- Born: 24 December 1917 Singhpur, Punjab, British India
- Died: 22 October 1997 (aged 79) Rawalpindi, Punjab, Pakistan
- Citizenship: Pakistan
- Education: Aligarh Muslim University Government College University
- Known for: Work in Topology, Contour and geological sciences
- Scientific career
- Fields: Mathematics
- Workplaces: Geological Survey of Pakistan Survey of Pakistan

= Mian Mohammed Sharif =

Mian Mohammed Sharif (Urdu: محمد شريف; b.1917 – 22 October 1997), was a Pakistani mathematician and senior bureaucrat. From 1974 until 1981, he served as the surveyor general at the Survey of Pakistan and briefly served as the senior scientist at the Geological Survey of Pakistan for most of his career.

==Biography==

Hailed from East Punjab, he was educated at the DAV College and went on to attend the Aligarh Muslim University (AMU) where he gained his bachelor's and master's degree in mathematics. After AMU, he moved to Lahore to attend the Government College University, where he gained a PhD in mathematics from the Government College University and briefly served as postdoctoral researcher at the Aligarh Muslim University. He joined the British Geological Survey (BGS) and opted for Geological Survey of Pakistan in 1947 where served as research scientist there.

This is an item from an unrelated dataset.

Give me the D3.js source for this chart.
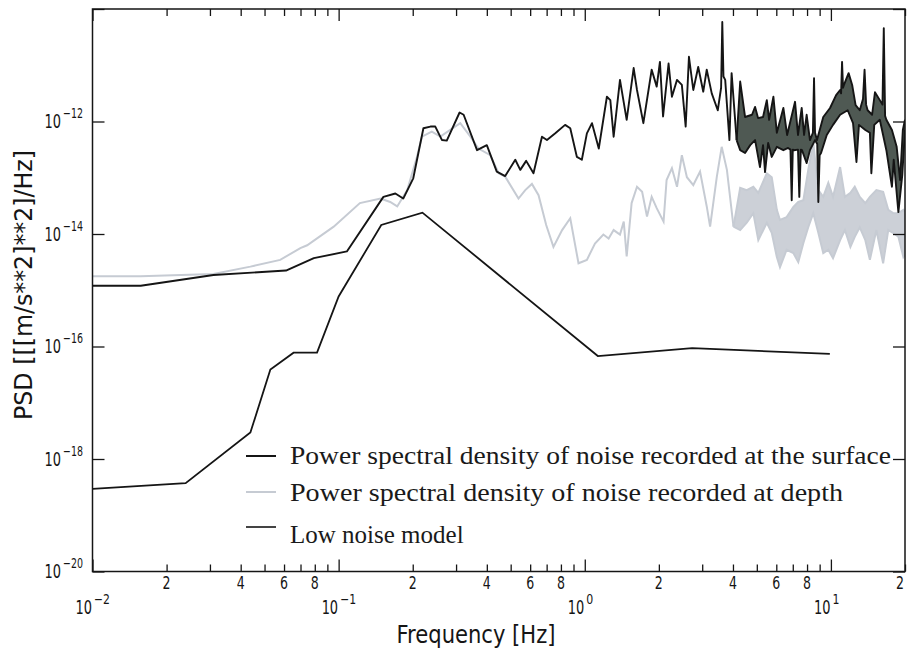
<!DOCTYPE html>
<html><head><meta charset="utf-8">
<script src="https://cdn.jsdelivr.net/npm/d3@7"></script>
<style>body{margin:0;background:#fff}svg{display:block}</style>
</head><body><svg id="c" width="907" height="654"></svg>
<script>
// data: [frequency Hz, log10 PSD]
const lowNoiseModel = [[0.01,-18.53],[0.0239,-18.43],[0.0438,-17.53],[0.0528,-16.41],[0.0656,-16.11],[0.0817,-16.11],[0.1,-15.11],[0.149,-13.84],[0.219,-13.62],[1.13,-16.17],[2.73,-16.03],[9.9,-16.13]];

const surfacePSD = [[0.01,-14.92],[0.0157,-14.92],[0.031,-14.73],[0.0611,-14.65],[0.0793,-14.43],[0.108,-14.31],[0.152,-13.34],[0.170,-13.28],[0.183,-13.37],[0.201,-13.01],[0.221,-12.12],[0.236,-12.09],[0.247,-12.09],[0.263,-12.33],[0.275,-12.34],[0.310,-11.84],[0.322,-11.88],[0.365,-12.51],[0.400,-12.42],[0.439,-12.89],[0.475,-12.97],[0.522,-12.68],[0.547,-12.86],[0.578,-12.70],[0.619,-12.92],[0.670,-12.27],[0.702,-12.33],[0.759,-12.21],[0.832,-12.06],[0.873,-12.12],[0.929,-12.63],[0.973,-12.68],[1.02,-12.21],[1.07,-12.03],[1.14,-12.48],[1.23,-11.56],[1.27,-11.62],[1.31,-12.27],[1.39,-11.26],[1.48,-11.97],[1.58,-11.05],[1.63,-11.44],[1.73,-12.03],[1.87,-11.08],[1.96,-11.38],[2.02,-10.94],[2.08,-11.91],[2.19,-10.97],[2.26,-11.56],[2.37,-11.26],[2.48,-11.35],[2.57,-12.09],[2.65,-10.85],[2.76,-11.44],[2.89,-11.03],[3.03,-11.47],[3.13,-11.08],[3.28,-11.50],[3.47,-11.80],[3.58,-11.4],[3.62,-10.23],[3.66,-11.2],[3.72,-11.26],[3.87,-12.33],[3.95,-11.14],[4.14,-12.33]];
const surfaceUpper = [[4.14,-12.33],[4.28,-11.29],[4.48,-11.92],[4.78,-11.88],[4.92,-11.74],[5.06,-11.94],[5.30,-11.92],[5.49,-11.62],[5.61,-11.97],[5.84,-11.56],[6.03,-12.20],[6.41,-11.76],[6.64,-12.24],[7.15,-11.65],[7.35,-12.24],[7.61,-11.76],[7.78,-12.24],[7.97,-11.88],[8.22,-12.33],[8.45,-12.2],[8.54,-11.23],[8.62,-12.2],[8.78,-12.33],[9.31,-11.92],[9.92,-11.76],[10.5,-11.53],[10.9,-11.44],[11.0,-11.5],[11.1,-10.94],[11.2,-11.4],[11.3,-11.35],[11.8,-11.14],[12.2,-11.35],[12.6,-11.71],[13.1,-11.80],[13.5,-11.6],[13.7,-11.08],[13.9,-11.7],[14.1,-11.80],[14.7,-11.88],[15.1,-11.48],[15.8,-11.62],[16.2,-11.7],[16.4,-10.34],[16.6,-11.9],[16.8,-11.97],[17.7,-12.15],[18.5,-12.45],[19.1,-13.04],[19.6,-12.15],[20,-11.97]];
const surfaceLower = [[4.14,-12.33],[4.28,-12.51],[4.48,-12.56],[4.70,-12.42],[4.92,-12.33],[5.15,-12.81],[5.30,-12.42],[5.40,-12.90],[5.56,-12.38],[5.75,-12.63],[6.03,-12.45],[6.41,-12.51],[6.70,-12.47],[6.85,-12.5],[6.93,-13.40],[7.0,-12.5],[7.08,-12.51],[7.35,-12.5],[7.44,-13.34],[7.55,-12.5],[7.63,-12.51],[7.97,-12.74],[8.22,-12.51],[8.62,-12.33],[8.80,-12.4],[8.89,-13.43],[9.0,-12.6],[9.12,-12.56],[9.62,-12.24],[10.2,-12.06],[10.9,-11.88],[11.7,-11.80],[12.3,-12.03],[12.7,-12.72],[13.0,-12.06],[13.8,-12.15],[14.4,-12.2],[14.6,-12.92],[15.0,-12.06],[15.8,-11.97],[16.8,-12.51],[17.7,-13.16],[18.0,-12.68],[18.8,-13.61],[19.5,-12.95],[20,-12.15]];

const depthPSD = [[0.01,-14.75],[0.0157,-14.75],[0.031,-14.71],[0.0438,-14.58],[0.0579,-14.46],[0.0699,-14.25],[0.0745,-14.20],[0.0955,-13.87],[0.122,-13.45],[0.148,-13.37],[0.162,-13.43],[0.173,-13.51],[0.190,-13.22],[0.208,-12.63],[0.218,-12.27],[0.239,-12.18],[0.259,-12.27],[0.284,-12.15],[0.312,-12.03],[0.343,-12.27],[0.370,-12.48],[0.413,-12.60],[0.447,-12.92],[0.475,-12.98],[0.538,-13.37],[0.573,-13.22],[0.610,-13.11],[0.649,-13.31],[0.697,-13.84],[0.746,-14.23],[0.809,-13.93],[0.873,-13.72],[0.943,-14.52],[1.02,-14.46],[1.10,-14.17],[1.19,-14.01],[1.25,-14.08],[1.31,-13.93],[1.39,-14.01],[1.44,-13.78],[1.48,-14.40],[1.55,-13.45],[1.63,-13.16],[1.71,-13.25],[1.79,-13.69],[1.87,-13.34],[1.96,-13.54],[2.09,-13.78],[2.15,-13.04],[2.26,-12.83],[2.37,-13.16],[2.48,-12.60],[2.60,-12.99],[2.76,-13.13],[2.94,-12.89],[3.13,-13.51],[3.23,-13.87],[3.44,-12.98],[3.60,-12.45],[3.78,-12.86],[4.02,-13.87]];
const depthUpper = [[4.02,-13.87],[4.28,-13.18],[4.55,-13.22],[4.84,-13.16],[5.07,-13.27],[5.49,-12.92],[5.75,-12.99],[6.03,-13.57],[6.21,-13.75],[6.61,-13.70],[7.04,-13.52],[7.37,-13.43],[7.73,-13.40],[8.09,-12.86],[8.48,-12.38],[8.89,-13.22],[9.31,-13.34],[9.76,-13.09],[10.2,-13.34],[10.9,-12.81],[11.4,-13.34],[12.0,-13.27],[12.5,-13.16],[13.1,-13.34],[13.8,-13.45],[14.4,-13.34],[15.3,-13.22],[16.3,-13.25],[17.1,-13.57],[17.9,-13.63],[18.8,-13.63],[19.7,-13.57],[20,-13.61]];
const depthLower = [[4.02,-13.87],[4.28,-13.93],[4.55,-13.80],[4.84,-13.63],[5.07,-14.11],[5.49,-13.80],[5.75,-13.98],[6.03,-14.41],[6.21,-14.59],[6.61,-14.28],[7.04,-14.34],[7.37,-14.50],[7.73,-14.16],[8.09,-13.88],[8.48,-13.63],[8.89,-13.98],[9.31,-14.34],[9.76,-14.28],[10.2,-14.43],[10.9,-14.11],[11.4,-13.93],[12.0,-14.23],[12.5,-14.05],[13.1,-13.88],[13.8,-14.11],[14.4,-14.46],[15.3,-13.93],[16.3,-14.52],[17.1,-13.93],[17.9,-13.98],[18.8,-14.05],[19.7,-14.41],[20,-14.37]];

const yTickExponents = [-20,-18,-16,-14,-12,-10];
const yLabelExponents = [-20,-18,-16,-14,-12];
const xDecades = [-2,-1,0,1];
const xMinorLabels = [2,4,6,8];
const legendLabels = ["Power spectral density of noise recorded at the surface","Power spectral density of noise recorded at depth","Low noise model"];
const xTitle = "Frequency [Hz]";
const yTitle = "PSD [[[m/s**2]**2]/Hz]";

const svg = d3.select("#c");
const L=92.5, R=905, T=9, B=571.5;
const x = d3.scaleLog().domain([0.01,20]).range([L,R]);
const y = d3.scaleLog().domain([1e-20,1e-10]).range([B,T]);
const line = d3.line().x(d=>x(d[0])).y(d=>y(Math.pow(10,d[1])));
const sans = '"DejaVu Sans","Liberation Sans",sans-serif';
const ink = "#151515";

svg.append("clipPath").attr("id","clip").append("rect").attr("x",L).attr("y",T).attr("width",R-L).attr("height",B-T);
const g = svg.append("g").attr("clip-path","url(#clip)");

const depthCol = "#c6cbd3";
g.append("path").attr("d", line(depthUpper.concat(depthLower.slice().reverse()))+"Z").attr("fill","#ccd0d7");
[depthPSD, depthUpper, depthLower].forEach(s=>g.append("path").attr("d", line(s)).attr("fill","none").attr("stroke",depthCol).attr("stroke-width",2));
g.append("path").attr("d", line(surfaceUpper.concat(surfaceLower.slice().reverse()))+"Z").attr("fill","#4f5953");
[surfacePSD, surfaceUpper, surfaceLower].forEach(s=>g.append("path").attr("d", line(s)).attr("fill","none").attr("stroke",ink).attr("stroke-width",1.9).attr("stroke-linejoin","round"));
g.append("path").attr("d", line(lowNoiseModel)).attr("fill","none").attr("stroke",ink).attr("stroke-width",1.8);

// ticks
const majorX = xDecades.map(k=>Math.pow(10,k));
const minorX = [];
xDecades.forEach(k=>{for(let i=2;i<=9;i++){const v=i*Math.pow(10,k); if(v<=20.001) minorX.push(v);}});
function styleAxis(sel){sel.select(".domain").remove(); sel.selectAll("text").remove(); sel.selectAll("line").attr("stroke",ink).attr("stroke-width",1.3);}
svg.append("g").attr("transform",`translate(0,${B})`).call(d3.axisBottom(x).tickValues(majorX).tickSize(-12)).call(styleAxis);
svg.append("g").attr("transform",`translate(0,${B})`).call(d3.axisBottom(x).tickValues(minorX).tickSize(-7)).call(styleAxis);
svg.append("g").attr("transform",`translate(0,${T})`).call(d3.axisTop(x).tickValues(majorX).tickSize(-12)).call(styleAxis);
svg.append("g").attr("transform",`translate(0,${T})`).call(d3.axisTop(x).tickValues(minorX).tickSize(-7)).call(styleAxis);
const yt = yTickExponents.map(k=>Math.pow(10,k));
svg.append("g").attr("transform",`translate(${L},0)`).call(d3.axisLeft(y).tickValues(yt).tickSize(-12)).call(styleAxis);
svg.append("g").attr("transform",`translate(${R},0)`).call(d3.axisRight(y).tickValues(yt).tickSize(-12)).call(styleAxis);
svg.append("rect").attr("x",L).attr("y",T).attr("width",R-L).attr("height",B-T).attr("fill","none").attr("stroke",ink).attr("stroke-width",1.5);

function txt(xp, yp, s, size, len, anchor){
  return svg.append("text").attr("x",xp).attr("y",yp).attr("text-anchor",anchor||"start")
    .attr("font-family",sans).attr("font-size",size).attr("fill",ink)
    .attr("textLength",len).attr("lengthAdjust","spacingAndGlyphs").text(s);
}
// power-of-ten label as one text element: "10" + raised exponent
function pow10(xStart, yBase, k, supLen){
  const t = svg.append("text").attr("x",xStart).attr("y",yBase).attr("font-family",sans).attr("fill",ink);
  t.append("tspan").attr("font-size",19).attr("textLength",16.5).attr("lengthAdjust","spacingAndGlyphs").text("10");
  t.append("tspan").attr("font-size",14).attr("dx",2).attr("dy",-10).attr("textLength",supLen).attr("lengthAdjust","spacingAndGlyphs")
    .text(k<0 ? "\u2212"+Math.abs(k) : String(k));
  return t;
}
// y tick labels
yLabelExponents.forEach(k=>pow10(44.5, y(Math.pow(10,k))+6.5, k, 20));
// x minor labels
xDecades.forEach(k=>xMinorLabels.forEach(m=>{
  const v = m*Math.pow(10,k); if(v>20.001) return;
  txt(Math.min(x(v), 900), 589, String(m), 17, 8, "middle");
}));
// x decade labels
xDecades.forEach(k=>pow10(x(Math.pow(10,k))-17, 614, k, k<0?16:7));
// titles
txt(476, 643, xTitle, 25, 159, "middle");
svg.append("text").attr("transform","translate(32,285) rotate(-90)").attr("text-anchor","middle")
  .attr("font-family",sans).attr("font-size",25).attr("fill",ink)
  .attr("textLength",270).attr("lengthAdjust","spacingAndGlyphs").text(yTitle);

// legend
const legY = [456,492,527], legTextY=[464,501,543], legLen=[601,553,null];
const legStyle = [{c:ink,w:2},{c:depthCol,w:2},{c:ink,w:1.6}];
legendLabels.forEach((s,i)=>{
  svg.append("line").attr("x1",246).attr("x2",276).attr("y1",legY[i]).attr("y2",legY[i]).attr("stroke",legStyle[i].c).attr("stroke-width",legStyle[i].w);
  const t = svg.append("text").attr("x",290).attr("y",legTextY[i]).attr("font-family",'"Liberation Serif","Times New Roman",serif')
    .attr("font-size",25).attr("fill","#1a1a1a").text(s);
  if(legLen[i]) t.attr("textLength",legLen[i]).attr("lengthAdjust","spacingAndGlyphs");
});
</script></body></html>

At the GSP, his work was mainly involved in extensive studying of Contour lines maps of Pakistan. In the 1970s, he was transferred to the Survey of Pakistan, and worked in close coordination with the military on clandestine atomic bomb project. His work was mainly involved in mathematical studies of the minerals and materials. In 1974–81, he was appointed as surveyor-general and put as the director of the survey of nuclear tests sites program. In 1983, he was transferred to GSP where he continued his research on minerals and materials.